start

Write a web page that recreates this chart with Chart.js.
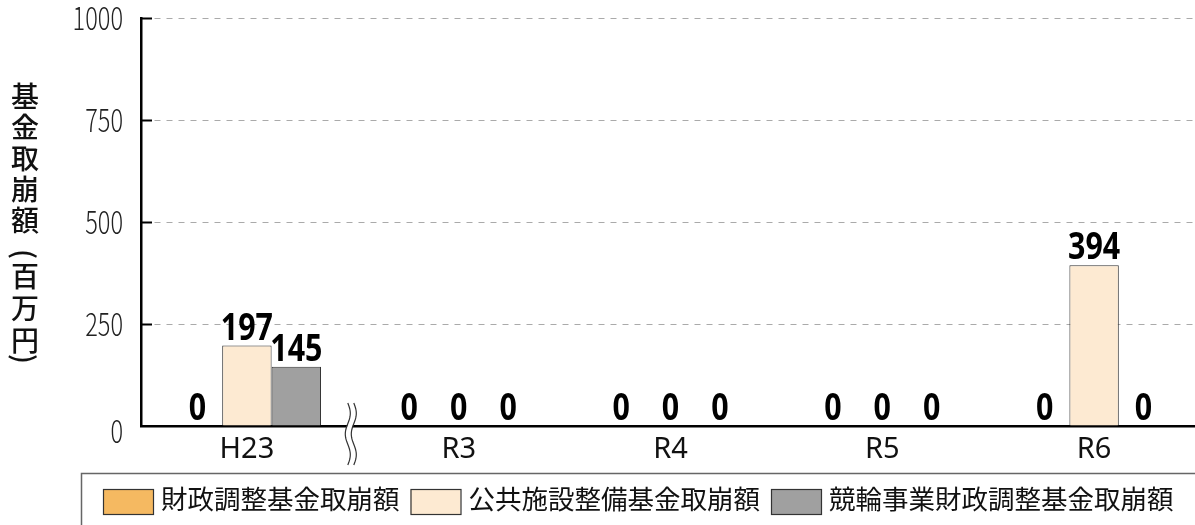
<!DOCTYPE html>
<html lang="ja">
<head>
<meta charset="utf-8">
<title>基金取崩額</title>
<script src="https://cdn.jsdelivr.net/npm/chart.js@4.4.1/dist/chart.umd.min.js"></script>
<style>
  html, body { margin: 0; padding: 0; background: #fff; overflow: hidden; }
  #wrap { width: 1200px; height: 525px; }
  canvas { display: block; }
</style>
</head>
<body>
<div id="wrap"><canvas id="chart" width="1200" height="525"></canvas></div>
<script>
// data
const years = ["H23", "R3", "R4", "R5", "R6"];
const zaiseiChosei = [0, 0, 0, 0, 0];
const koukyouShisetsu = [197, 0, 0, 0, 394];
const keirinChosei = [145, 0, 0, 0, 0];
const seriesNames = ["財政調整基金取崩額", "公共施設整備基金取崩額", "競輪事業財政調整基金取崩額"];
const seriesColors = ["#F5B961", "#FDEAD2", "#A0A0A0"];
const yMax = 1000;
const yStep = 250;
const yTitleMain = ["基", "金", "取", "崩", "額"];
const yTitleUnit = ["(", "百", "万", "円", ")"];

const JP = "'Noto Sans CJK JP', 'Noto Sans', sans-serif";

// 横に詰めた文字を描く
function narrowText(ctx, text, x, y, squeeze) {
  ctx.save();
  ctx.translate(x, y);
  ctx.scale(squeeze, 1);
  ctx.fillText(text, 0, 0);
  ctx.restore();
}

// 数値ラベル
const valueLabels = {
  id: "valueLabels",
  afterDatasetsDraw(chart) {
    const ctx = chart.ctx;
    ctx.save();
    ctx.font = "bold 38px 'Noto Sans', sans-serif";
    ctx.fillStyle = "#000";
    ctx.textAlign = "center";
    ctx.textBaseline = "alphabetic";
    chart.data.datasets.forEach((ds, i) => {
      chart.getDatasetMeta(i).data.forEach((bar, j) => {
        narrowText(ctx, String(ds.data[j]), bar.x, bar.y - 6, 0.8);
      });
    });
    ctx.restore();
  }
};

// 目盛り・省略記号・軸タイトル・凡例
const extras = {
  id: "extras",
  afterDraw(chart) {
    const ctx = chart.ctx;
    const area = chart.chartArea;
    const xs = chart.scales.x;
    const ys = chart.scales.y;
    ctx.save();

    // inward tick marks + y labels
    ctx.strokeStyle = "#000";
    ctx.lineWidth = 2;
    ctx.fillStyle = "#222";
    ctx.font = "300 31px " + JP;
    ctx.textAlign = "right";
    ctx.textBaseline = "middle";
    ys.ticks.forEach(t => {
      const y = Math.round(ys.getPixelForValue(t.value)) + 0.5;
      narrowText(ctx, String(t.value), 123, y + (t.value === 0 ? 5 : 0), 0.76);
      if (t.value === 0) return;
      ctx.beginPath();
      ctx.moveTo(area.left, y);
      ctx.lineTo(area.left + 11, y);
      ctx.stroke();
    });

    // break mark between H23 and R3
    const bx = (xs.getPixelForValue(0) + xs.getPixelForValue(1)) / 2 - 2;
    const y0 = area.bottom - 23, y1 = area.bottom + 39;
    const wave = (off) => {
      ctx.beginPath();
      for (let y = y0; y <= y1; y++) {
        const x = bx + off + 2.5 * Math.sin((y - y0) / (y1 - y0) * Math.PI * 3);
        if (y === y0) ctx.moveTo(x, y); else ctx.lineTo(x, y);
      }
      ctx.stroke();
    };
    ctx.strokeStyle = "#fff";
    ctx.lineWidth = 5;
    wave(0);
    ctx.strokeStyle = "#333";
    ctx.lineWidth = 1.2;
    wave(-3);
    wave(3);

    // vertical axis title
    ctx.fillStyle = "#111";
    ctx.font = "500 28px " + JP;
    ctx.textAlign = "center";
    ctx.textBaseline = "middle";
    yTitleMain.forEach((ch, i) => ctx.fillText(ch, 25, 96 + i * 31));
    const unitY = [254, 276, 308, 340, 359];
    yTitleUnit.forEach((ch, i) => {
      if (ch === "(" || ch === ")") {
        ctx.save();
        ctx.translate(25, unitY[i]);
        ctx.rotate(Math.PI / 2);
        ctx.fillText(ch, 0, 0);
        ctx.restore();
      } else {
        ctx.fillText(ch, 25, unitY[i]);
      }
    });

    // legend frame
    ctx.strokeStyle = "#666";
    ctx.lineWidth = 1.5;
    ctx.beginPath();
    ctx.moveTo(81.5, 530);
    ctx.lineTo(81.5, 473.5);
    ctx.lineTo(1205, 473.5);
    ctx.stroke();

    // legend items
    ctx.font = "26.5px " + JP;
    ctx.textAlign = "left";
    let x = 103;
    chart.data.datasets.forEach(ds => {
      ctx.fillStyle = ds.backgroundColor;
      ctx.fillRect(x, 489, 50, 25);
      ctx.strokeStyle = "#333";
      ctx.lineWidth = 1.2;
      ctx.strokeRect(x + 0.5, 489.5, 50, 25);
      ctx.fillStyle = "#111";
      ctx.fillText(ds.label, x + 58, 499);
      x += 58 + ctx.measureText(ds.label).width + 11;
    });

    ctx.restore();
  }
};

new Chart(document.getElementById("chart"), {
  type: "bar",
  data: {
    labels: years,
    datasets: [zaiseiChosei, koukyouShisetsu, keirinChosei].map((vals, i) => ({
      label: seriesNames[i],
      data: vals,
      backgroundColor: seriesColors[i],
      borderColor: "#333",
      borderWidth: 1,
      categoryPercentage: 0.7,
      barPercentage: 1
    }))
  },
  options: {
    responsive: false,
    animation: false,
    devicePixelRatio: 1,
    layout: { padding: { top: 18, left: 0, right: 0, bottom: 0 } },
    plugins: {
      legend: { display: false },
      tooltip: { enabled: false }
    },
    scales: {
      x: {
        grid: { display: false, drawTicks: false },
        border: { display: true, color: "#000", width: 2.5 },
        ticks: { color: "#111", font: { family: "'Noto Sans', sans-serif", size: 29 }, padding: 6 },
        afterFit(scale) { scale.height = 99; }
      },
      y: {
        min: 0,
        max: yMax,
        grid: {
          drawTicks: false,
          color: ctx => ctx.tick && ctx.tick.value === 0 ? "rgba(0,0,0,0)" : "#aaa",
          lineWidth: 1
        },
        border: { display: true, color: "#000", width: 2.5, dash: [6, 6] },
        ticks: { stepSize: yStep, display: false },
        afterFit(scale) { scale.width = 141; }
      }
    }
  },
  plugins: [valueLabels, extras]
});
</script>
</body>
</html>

end

## AIM:
Output a faithful copy of the data, with each picture left out.

## EXERCISE OUTPUT:
Write a web page that recreates this chart with Chart.js.
<!DOCTYPE html>
<html lang="ja">
<head>
<meta charset="utf-8">
<title>基金取崩額</title>
<script src="https://cdn.jsdelivr.net/npm/chart.js@4.4.1/dist/chart.umd.min.js"></script>
<style>
  html, body { margin: 0; padding: 0; background: #fff; overflow: hidden; }
  #wrap { width: 1200px; height: 525px; }
  canvas { display: block; }
</style>
</head>
<body>
<div id="wrap"><canvas id="chart" width="1200" height="525"></canvas></div>
<script>
// data
const years = ["H23", "R3", "R4", "R5", "R6"];
const zaiseiChosei = [0, 0, 0, 0, 0];
const koukyouShisetsu = [197, 0, 0, 0, 394];
const keirinChosei = [145, 0, 0, 0, 0];
const seriesNames = ["財政調整基金取崩額", "公共施設整備基金取崩額", "競輪事業財政調整基金取崩額"];
const seriesColors = ["#F5B961", "#FDEAD2", "#A0A0A0"];
const yMax = 1000;
const yStep = 250;
const yTitleMain = ["基", "金", "取", "崩", "額"];
const yTitleUnit = ["(", "百", "万", "円", ")"];

const JP = "'Noto Sans CJK JP', 'Noto Sans', sans-serif";

// 横に詰めた文字を描く
function narrowText(ctx, text, x, y, squeeze) {
  ctx.save();
  ctx.translate(x, y);
  ctx.scale(squeeze, 1);
  ctx.fillText(text, 0, 0);
  ctx.restore();
}

// 数値ラベル
const valueLabels = {
  id: "valueLabels",
  afterDatasetsDraw(chart) {
    const ctx = chart.ctx;
    ctx.save();
    ctx.font = "bold 38px 'Noto Sans', sans-serif";
    ctx.fillStyle = "#000";
    ctx.textAlign = "center";
    ctx.textBaseline = "alphabetic";
    chart.data.datasets.forEach((ds, i) => {
      chart.getDatasetMeta(i).data.forEach((bar, j) => {
        narrowText(ctx, String(ds.data[j]), bar.x, bar.y - 6, 0.8);
      });
    });
    ctx.restore();
  }
};

// 目盛り・省略記号・軸タイトル・凡例
const extras = {
  id: "extras",
  afterDraw(chart) {
    const ctx = chart.ctx;
    const area = chart.chartArea;
    const xs = chart.scales.x;
    const ys = chart.scales.y;
    ctx.save();

    // inward tick marks + y labels
    ctx.strokeStyle = "#000";
    ctx.lineWidth = 2;
    ctx.fillStyle = "#222";
    ctx.font = "300 31px " + JP;
    ctx.textAlign = "right";
    ctx.textBaseline = "middle";
    ys.ticks.forEach(t => {
      const y = Math.round(ys.getPixelForValue(t.value)) + 0.5;
      narrowText(ctx, String(t.value), 123, y + (t.value === 0 ? 5 : 0), 0.76);
      if (t.value === 0) return;
      ctx.beginPath();
      ctx.moveTo(area.left, y);
      ctx.lineTo(area.left + 11, y);
      ctx.stroke();
    });

    // break mark between H23 and R3
    const bx = (xs.getPixelForValue(0) + xs.getPixelForValue(1)) / 2 - 2;
    const y0 = area.bottom - 23, y1 = area.bottom + 39;
    const wave = (off) => {
      ctx.beginPath();
      for (let y = y0; y <= y1; y++) {
        const x = bx + off + 2.5 * Math.sin((y - y0) / (y1 - y0) * Math.PI * 3);
        if (y === y0) ctx.moveTo(x, y); else ctx.lineTo(x, y);
      }
      ctx.stroke();
    };
    ctx.strokeStyle = "#fff";
    ctx.lineWidth = 5;
    wave(0);
    ctx.strokeStyle = "#333";
    ctx.lineWidth = 1.2;
    wave(-3);
    wave(3);

    // vertical axis title
    ctx.fillStyle = "#111";
    ctx.font = "500 28px " + JP;
    ctx.textAlign = "center";
    ctx.textBaseline = "middle";
    yTitleMain.forEach((ch, i) => ctx.fillText(ch, 25, 96 + i * 31));
    const unitY = [254, 276, 308, 340, 359];
    yTitleUnit.forEach((ch, i) => {
      if (ch === "(" || ch === ")") {
        ctx.save();
        ctx.translate(25, unitY[i]);
        ctx.rotate(Math.PI / 2);
        ctx.fillText(ch, 0, 0);
        ctx.restore();
      } else {
        ctx.fillText(ch, 25, unitY[i]);
      }
    });

    // legend frame
    ctx.strokeStyle = "#666";
    ctx.lineWidth = 1.5;
    ctx.beginPath();
    ctx.moveTo(81.5, 530);
    ctx.lineTo(81.5, 473.5);
    ctx.lineTo(1205, 473.5);
    ctx.stroke();

    // legend items
    ctx.font = "26.5px " + JP;
    ctx.textAlign = "left";
    let x = 103;
    chart.data.datasets.forEach(ds => {
      ctx.fillStyle = ds.backgroundColor;
      ctx.fillRect(x, 489, 50, 25);
      ctx.strokeStyle = "#333";
      ctx.lineWidth = 1.2;
      ctx.strokeRect(x + 0.5, 489.5, 50, 25);
      ctx.fillStyle = "#111";
      ctx.fillText(ds.label, x + 58, 499);
      x += 58 + ctx.measureText(ds.label).width + 11;
    });

    ctx.restore();
  }
};

new Chart(document.getElementById("chart"), {
  type: "bar",
  data: {
    labels: years,
    datasets: [zaiseiChosei, koukyouShisetsu, keirinChosei].map((vals, i) => ({
      label: seriesNames[i],
      data: vals,
      backgroundColor: seriesColors[i],
      borderColor: "#333",
      borderWidth: 1,
      categoryPercentage: 0.7,
      barPercentage: 1
    }))
  },
  options: {
    responsive: false,
    animation: false,
    devicePixelRatio: 1,
    layout: { padding: { top: 18, left: 0, right: 0, bottom: 0 } },
    plugins: {
      legend: { display: false },
      tooltip: { enabled: false }
    },
    scales: {
      x: {
        grid: { display: false, drawTicks: false },
        border: { display: true, color: "#000", width: 2.5 },
        ticks: { color: "#111", font: { family: "'Noto Sans', sans-serif", size: 29 }, padding: 6 },
        afterFit(scale) { scale.height = 99; }
      },
      y: {
        min: 0,
        max: yMax,
        grid: {
          drawTicks: false,
          color: ctx => ctx.tick && ctx.tick.value === 0 ? "rgba(0,0,0,0)" : "#aaa",
          lineWidth: 1
        },
        border: { display: true, color: "#000", width: 2.5, dash: [6, 6] },
        ticks: { stepSize: yStep, display: false },
        afterFit(scale) { scale.width = 141; }
      }
    }
  },
  plugins: [valueLabels, extras]
});
</script>
</body>
</html>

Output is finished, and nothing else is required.